Catherine: I love that the Black community of Nova Scotia is very intertwined with us, sometimes literally through marriage and relationships. And we have this history of being placed and forced on land in that nobody else wanted or away from where people wanted land. We have some amazing things that we share, but if we keep grouping us together we’re going to lose out on who we are as individual groups.
Theresa: How do you think Dalhousie today, in terms of its connections and links with Mi’kmaq and African Nova Scotian communities, differs from what you saw when you were each a student here? And where would you like to see it be in five or ten years?

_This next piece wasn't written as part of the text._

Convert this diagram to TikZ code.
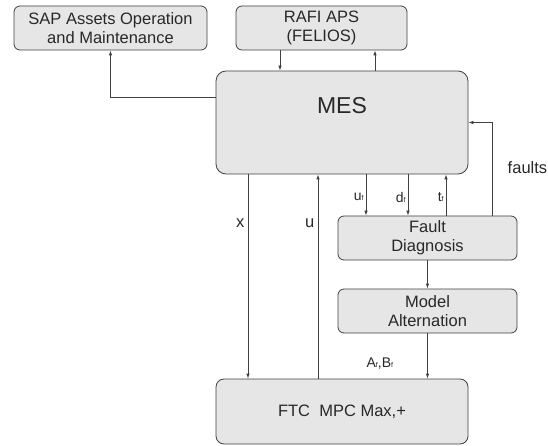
\documentclass[tikz,border=0pt]{standalone}
\usepackage{fontspec}
\setmainfont{Liberation Sans}
\usetikzlibrary{arrows.meta, positioning}
\definecolor{boxfill}{RGB}{230,230,230}
\definecolor{boxline}{RGB}{64,64,64}
\definecolor{txtgray}{RGB}{40,40,40}
\newcommand{\subf}{{\fontsize{7}{7}\selectfont f}}

\begin{document}
\begin{tikzpicture}[x=1pt, y=-1pt, >={Latex[length=5pt,width=3.5pt]},
  blk/.style={draw=boxline, fill=boxfill, rounded corners=6pt, line width=0.8pt,
    align=center, inner sep=0pt, text=txtgray, font=\fontsize{16.5}{19}\selectfont},
  lbl/.style={text=txtgray, font=\fontsize{16.5}{19}\selectfont},
  sig/.style={text=txtgray, font=\fontsize{14}{16}\selectfont, inner sep=2pt},
  conn/.style={->, line width=0.8pt, draw=boxline}]
  \useasboundingbox (0,0) rectangle (548,446);

  % blocks
  \node [blk, minimum width=193, minimum height=44] (sap) at (110.5,28)
    {SAP Assets Operation\\and Maintenance};
  \node [blk, minimum width=171, minimum height=44] (rafi) at (321.5,28)
    {RAFI APS\\(FELIOS)};
  \node [blk, rounded corners=10pt, minimum width=252, minimum height=103,
    label={[anchor=center, yshift=-35pt, text=txtgray, font=\fontsize{23}{26}\selectfont]north:MES}]
    (mes) at (342,122.5) {};
  \node [blk, minimum width=179, minimum height=44] (fd) at (427.5,238)
    {Fault\\Diagnosis};
  \node [blk, minimum width=179, minimum height=44] (ma) at (427.5,311)
    {Model\\Alternation};
  \node [blk, rounded corners=8pt, minimum width=252, minimum height=65] (ftc) at (342,411.5)
    {FTC\ \ MPC Max,+};

  % connectors
  \draw [conn] ([xshift=-41.5pt]rafi.south) -- ([xshift=-62pt]mes.north);
  \draw [conn] ([xshift=33pt]mes.north) -- ([xshift=53.5pt]rafi.south);
  \draw [conn] ([yshift=25.5pt]mes.west) -| (sap.south);

  \draw [conn] ([xshift=-94pt]mes.south) -- ([xshift=-94pt]ftc.north)
    node [lbl, pos=0.24, left] {x};
  \draw [conn] ([xshift=-24pt]ftc.north) -- ([xshift=-24pt]mes.south)
    node [lbl, pos=0.76, left] {u};

  \draw [conn] ([xshift=24pt]mes.south) -- ([xshift=-61.5pt]fd.north)
    node [sig, pos=0.55, left] {u\subf};
  \draw [conn] ([xshift=66pt]mes.south) -- ([xshift=-19.5pt]fd.north)
    node [sig, pos=0.55, left] {d\subf};
  \draw [conn] ([xshift=18.5pt]fd.north) -- ([xshift=104pt]mes.south)
    node [sig, pos=0.45, left] {t\subf};
  \draw [conn] ([xshift=64.5pt]fd.north) |- (mes.east)
    node [lbl, pos=0.26, right, xshift=12pt] {faults};

  \draw [conn] (fd.south) -- (ma.south |- fd.south) -- (ma.north);
  \draw [conn] (ma.south) -- (ma.south |- ftc.north)
    node [sig, pos=0.67, left, xshift=-32pt] {A\subf,B\subf};
\end{tikzpicture}
\end{document}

Jalana: I definitely appreciate all of the work that’s happened before me around programs like TYP and IB&M initiative—programs that have changed my life, and the lives of many people around me. For me, a lot of my engagement as a Dalhousie law student, my engagement of the African Nova Scotian community was bred out of student activity and student planning, student activism, and we also see that within staff and faculty as well. So I hope that students, staff and faculty are supported by administration, by university leadership, to actually do that engagement so it doesn’t happen from the side of our desks. I would hope that in five to 10 years it becomes part of the university culture to support students, staff and faculty to engage with the African Nova Scotian community.
There’s a T-Shirt that [African Nova Scotian soul singer] Cyndi Cain created that says, “We Been Here.” And it’s a very simple concept but I think because a lot of people didn’t know our history. We’re finally starting to kind of share our story and share it with each other. And, because of that, we’re starting to see our rightful place. There’s no reason why I shouldn’t be able to find an African Nova Scotian family doctor if I want to, or an African Nova Scotian therapist or physiotherapist if I want to. And so as much as we’ve seen growth in African Nova Scotian graduates, faculty and staff, administrators, people in positions of leadership, I think we could definitely improve. I’d like to see folks entering the university and staying within the university and growing professionally within the university, so that folks like my parents and others can seek services from members of their community who understand them and understand their experiences as well.
Catherine: When I was in university, there was maybe a handful of Mi’kmaw or Indigenous students at Dalhousie University in 1976. We had no faculty, professors, staff. Through the many jobs I’ve had at Dalhousie, I’ve seen it change, and I’ve seen more students come. But I’ve seen a lot of people come and leave, too. We come with a lot of pain when we come to this university and the experience here can trigger a lot of bad things—things not just our own, but through generations. Five hundred years of resistance and imposing a different value system on us—there is so much we have to undo or deconstruct and take a different approach, and that’s going to be huge change.
Ultimately, you have to see yourself here. You have to feel that you’re as important and that you are not less than everyone else. I’d hope that we find a way to be partners and build relationships so that Dalhousie University in five or 10 years has become not just part of the solution but has provided the knowledge that this university has, this incredible knowledge, to help us in what we need as Mi’kmaq communities. It’s time to walk with us beside us and let go of some of the things that have prevented us from feeling like equal people, equal human beings.